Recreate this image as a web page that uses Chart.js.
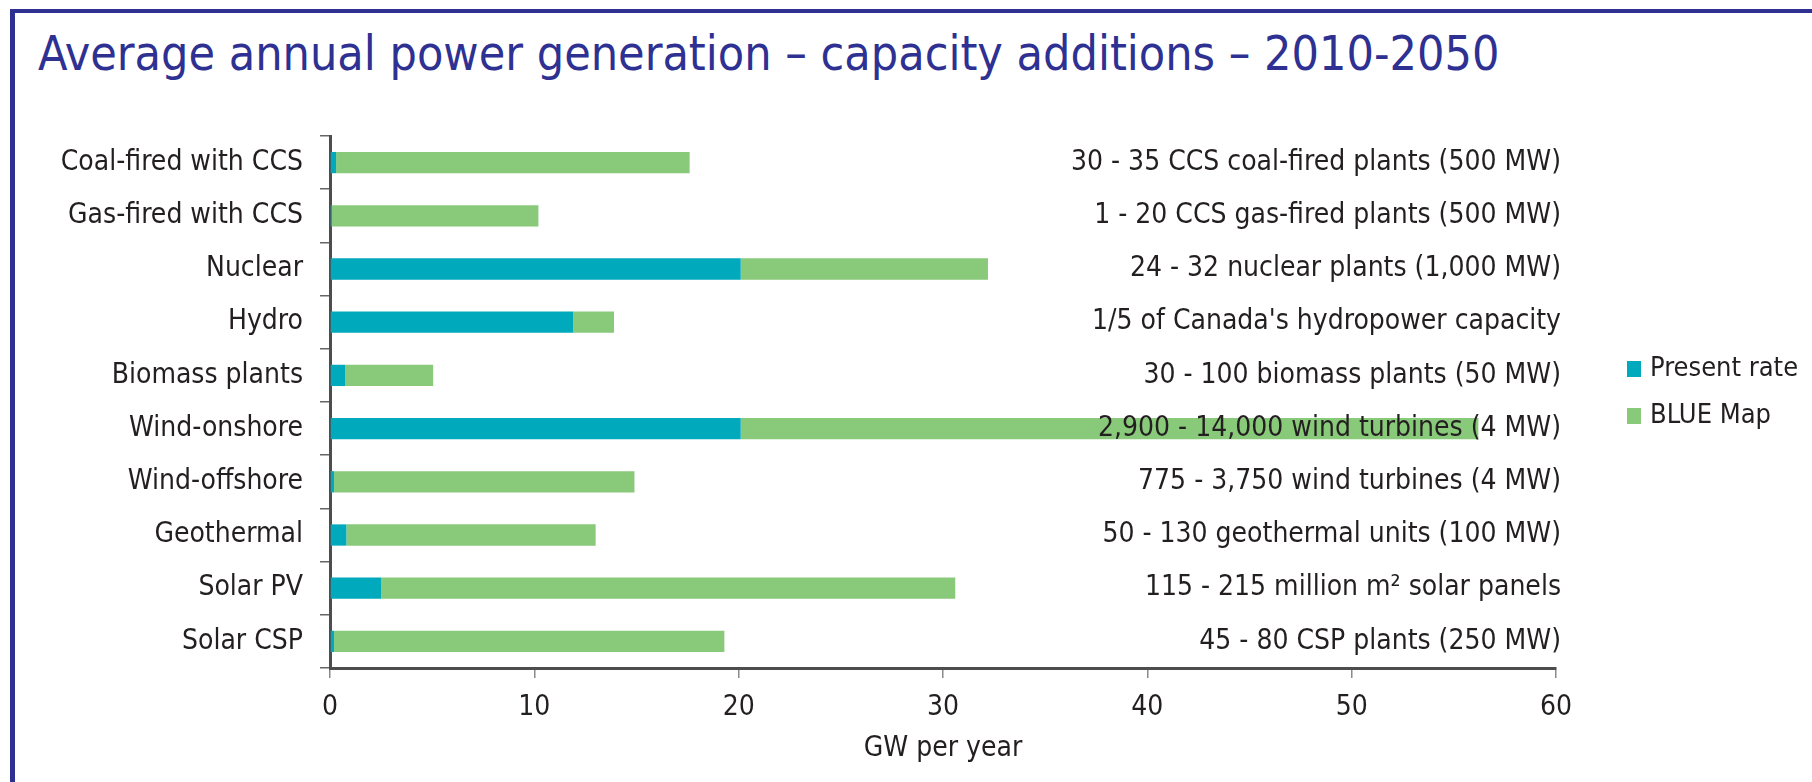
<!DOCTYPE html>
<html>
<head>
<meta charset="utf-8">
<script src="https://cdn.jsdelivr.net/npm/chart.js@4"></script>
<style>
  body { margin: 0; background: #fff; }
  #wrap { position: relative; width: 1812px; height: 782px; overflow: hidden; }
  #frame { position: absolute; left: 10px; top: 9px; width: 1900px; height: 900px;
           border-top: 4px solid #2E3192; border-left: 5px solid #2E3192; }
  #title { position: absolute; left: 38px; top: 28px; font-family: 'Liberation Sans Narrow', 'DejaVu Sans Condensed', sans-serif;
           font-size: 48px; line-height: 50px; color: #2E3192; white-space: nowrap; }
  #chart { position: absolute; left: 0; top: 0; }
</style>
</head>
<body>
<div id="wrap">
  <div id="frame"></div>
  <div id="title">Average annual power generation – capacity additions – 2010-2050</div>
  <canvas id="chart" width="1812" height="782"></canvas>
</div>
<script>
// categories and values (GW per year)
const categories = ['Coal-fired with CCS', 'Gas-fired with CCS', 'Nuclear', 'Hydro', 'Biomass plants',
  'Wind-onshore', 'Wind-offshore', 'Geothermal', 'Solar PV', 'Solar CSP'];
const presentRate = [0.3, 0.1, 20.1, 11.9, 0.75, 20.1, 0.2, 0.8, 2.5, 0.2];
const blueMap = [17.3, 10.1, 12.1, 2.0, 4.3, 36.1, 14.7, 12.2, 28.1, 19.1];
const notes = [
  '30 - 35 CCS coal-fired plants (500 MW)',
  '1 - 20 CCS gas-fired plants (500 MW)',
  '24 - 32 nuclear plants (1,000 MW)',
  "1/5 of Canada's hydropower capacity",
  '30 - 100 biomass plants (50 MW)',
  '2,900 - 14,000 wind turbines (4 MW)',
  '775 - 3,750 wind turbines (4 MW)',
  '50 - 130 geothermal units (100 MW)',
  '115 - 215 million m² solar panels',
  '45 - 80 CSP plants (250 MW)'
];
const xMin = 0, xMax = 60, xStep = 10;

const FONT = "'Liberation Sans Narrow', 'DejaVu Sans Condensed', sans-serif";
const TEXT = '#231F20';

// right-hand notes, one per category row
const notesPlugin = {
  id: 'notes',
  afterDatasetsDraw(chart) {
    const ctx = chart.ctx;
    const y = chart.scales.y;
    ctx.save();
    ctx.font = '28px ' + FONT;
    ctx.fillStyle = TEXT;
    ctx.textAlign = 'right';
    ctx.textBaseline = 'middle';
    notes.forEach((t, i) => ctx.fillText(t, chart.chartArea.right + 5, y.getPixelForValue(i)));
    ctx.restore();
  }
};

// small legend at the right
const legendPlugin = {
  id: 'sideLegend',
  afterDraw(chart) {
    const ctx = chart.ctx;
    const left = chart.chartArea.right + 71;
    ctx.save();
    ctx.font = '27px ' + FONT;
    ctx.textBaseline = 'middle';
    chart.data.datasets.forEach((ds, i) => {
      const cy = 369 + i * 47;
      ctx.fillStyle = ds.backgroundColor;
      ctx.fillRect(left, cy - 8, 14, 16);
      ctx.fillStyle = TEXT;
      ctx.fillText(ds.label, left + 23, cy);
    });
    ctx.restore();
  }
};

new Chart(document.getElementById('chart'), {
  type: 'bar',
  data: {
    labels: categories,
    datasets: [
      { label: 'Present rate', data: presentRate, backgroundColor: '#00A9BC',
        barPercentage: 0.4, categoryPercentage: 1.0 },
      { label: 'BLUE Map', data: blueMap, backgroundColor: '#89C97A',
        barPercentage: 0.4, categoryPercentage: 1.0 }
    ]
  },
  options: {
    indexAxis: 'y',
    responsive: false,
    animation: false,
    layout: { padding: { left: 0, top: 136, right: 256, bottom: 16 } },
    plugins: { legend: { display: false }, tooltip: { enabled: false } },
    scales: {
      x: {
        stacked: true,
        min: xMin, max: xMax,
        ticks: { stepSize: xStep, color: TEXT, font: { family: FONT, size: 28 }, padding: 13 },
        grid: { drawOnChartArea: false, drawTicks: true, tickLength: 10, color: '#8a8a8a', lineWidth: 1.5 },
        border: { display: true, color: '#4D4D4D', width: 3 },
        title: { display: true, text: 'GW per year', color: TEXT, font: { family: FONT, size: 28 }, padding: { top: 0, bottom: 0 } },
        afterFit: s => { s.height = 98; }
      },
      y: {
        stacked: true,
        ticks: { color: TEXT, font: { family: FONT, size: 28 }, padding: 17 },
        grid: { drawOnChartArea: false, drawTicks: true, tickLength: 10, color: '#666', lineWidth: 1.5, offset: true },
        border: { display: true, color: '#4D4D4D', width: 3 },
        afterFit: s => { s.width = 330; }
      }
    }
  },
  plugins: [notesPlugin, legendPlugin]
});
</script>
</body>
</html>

REQUIRED TASK
Copy out each line word for word, please, skipping the images.

RESULT OF THE EXERCISE
Recreate this image as a web page that uses Chart.js.
<!DOCTYPE html>
<html>
<head>
<meta charset="utf-8">
<script src="https://cdn.jsdelivr.net/npm/chart.js@4"></script>
<style>
  body { margin: 0; background: #fff; }
  #wrap { position: relative; width: 1812px; height: 782px; overflow: hidden; }
  #frame { position: absolute; left: 10px; top: 9px; width: 1900px; height: 900px;
           border-top: 4px solid #2E3192; border-left: 5px solid #2E3192; }
  #title { position: absolute; left: 38px; top: 28px; font-family: 'Liberation Sans Narrow', 'DejaVu Sans Condensed', sans-serif;
           font-size: 48px; line-height: 50px; color: #2E3192; white-space: nowrap; }
  #chart { position: absolute; left: 0; top: 0; }
</style>
</head>
<body>
<div id="wrap">
  <div id="frame"></div>
  <div id="title">Average annual power generation – capacity additions – 2010-2050</div>
  <canvas id="chart" width="1812" height="782"></canvas>
</div>
<script>
// categories and values (GW per year)
const categories = ['Coal-fired with CCS', 'Gas-fired with CCS', 'Nuclear', 'Hydro', 'Biomass plants',
  'Wind-onshore', 'Wind-offshore', 'Geothermal', 'Solar PV', 'Solar CSP'];
const presentRate = [0.3, 0.1, 20.1, 11.9, 0.75, 20.1, 0.2, 0.8, 2.5, 0.2];
const blueMap = [17.3, 10.1, 12.1, 2.0, 4.3, 36.1, 14.7, 12.2, 28.1, 19.1];
const notes = [
  '30 - 35 CCS coal-fired plants (500 MW)',
  '1 - 20 CCS gas-fired plants (500 MW)',
  '24 - 32 nuclear plants (1,000 MW)',
  "1/5 of Canada's hydropower capacity",
  '30 - 100 biomass plants (50 MW)',
  '2,900 - 14,000 wind turbines (4 MW)',
  '775 - 3,750 wind turbines (4 MW)',
  '50 - 130 geothermal units (100 MW)',
  '115 - 215 million m² solar panels',
  '45 - 80 CSP plants (250 MW)'
];
const xMin = 0, xMax = 60, xStep = 10;

const FONT = "'Liberation Sans Narrow', 'DejaVu Sans Condensed', sans-serif";
const TEXT = '#231F20';

// right-hand notes, one per category row
const notesPlugin = {
  id: 'notes',
  afterDatasetsDraw(chart) {
    const ctx = chart.ctx;
    const y = chart.scales.y;
    ctx.save();
    ctx.font = '28px ' + FONT;
    ctx.fillStyle = TEXT;
    ctx.textAlign = 'right';
    ctx.textBaseline = 'middle';
    notes.forEach((t, i) => ctx.fillText(t, chart.chartArea.right + 5, y.getPixelForValue(i)));
    ctx.restore();
  }
};

// small legend at the right
const legendPlugin = {
  id: 'sideLegend',
  afterDraw(chart) {
    const ctx = chart.ctx;
    const left = chart.chartArea.right + 71;
    ctx.save();
    ctx.font = '27px ' + FONT;
    ctx.textBaseline = 'middle';
    chart.data.datasets.forEach((ds, i) => {
      const cy = 369 + i * 47;
      ctx.fillStyle = ds.backgroundColor;
      ctx.fillRect(left, cy - 8, 14, 16);
      ctx.fillStyle = TEXT;
      ctx.fillText(ds.label, left + 23, cy);
    });
    ctx.restore();
  }
};

new Chart(document.getElementById('chart'), {
  type: 'bar',
  data: {
    labels: categories,
    datasets: [
      { label: 'Present rate', data: presentRate, backgroundColor: '#00A9BC',
        barPercentage: 0.4, categoryPercentage: 1.0 },
      { label: 'BLUE Map', data: blueMap, backgroundColor: '#89C97A',
        barPercentage: 0.4, categoryPercentage: 1.0 }
    ]
  },
  options: {
    indexAxis: 'y',
    responsive: false,
    animation: false,
    layout: { padding: { left: 0, top: 136, right: 256, bottom: 16 } },
    plugins: { legend: { display: false }, tooltip: { enabled: false } },
    scales: {
      x: {
        stacked: true,
        min: xMin, max: xMax,
        ticks: { stepSize: xStep, color: TEXT, font: { family: FONT, size: 28 }, padding: 13 },
        grid: { drawOnChartArea: false, drawTicks: true, tickLength: 10, color: '#8a8a8a', lineWidth: 1.5 },
        border: { display: true, color: '#4D4D4D', width: 3 },
        title: { display: true, text: 'GW per year', color: TEXT, font: { family: FONT, size: 28 }, padding: { top: 0, bottom: 0 } },
        afterFit: s => { s.height = 98; }
      },
      y: {
        stacked: true,
        ticks: { color: TEXT, font: { family: FONT, size: 28 }, padding: 17 },
        grid: { drawOnChartArea: false, drawTicks: true, tickLength: 10, color: '#666', lineWidth: 1.5, offset: true },
        border: { display: true, color: '#4D4D4D', width: 3 },
        afterFit: s => { s.width = 330; }
      }
    }
  },
  plugins: [notesPlugin, legendPlugin]
});
</script>
</body>
</html>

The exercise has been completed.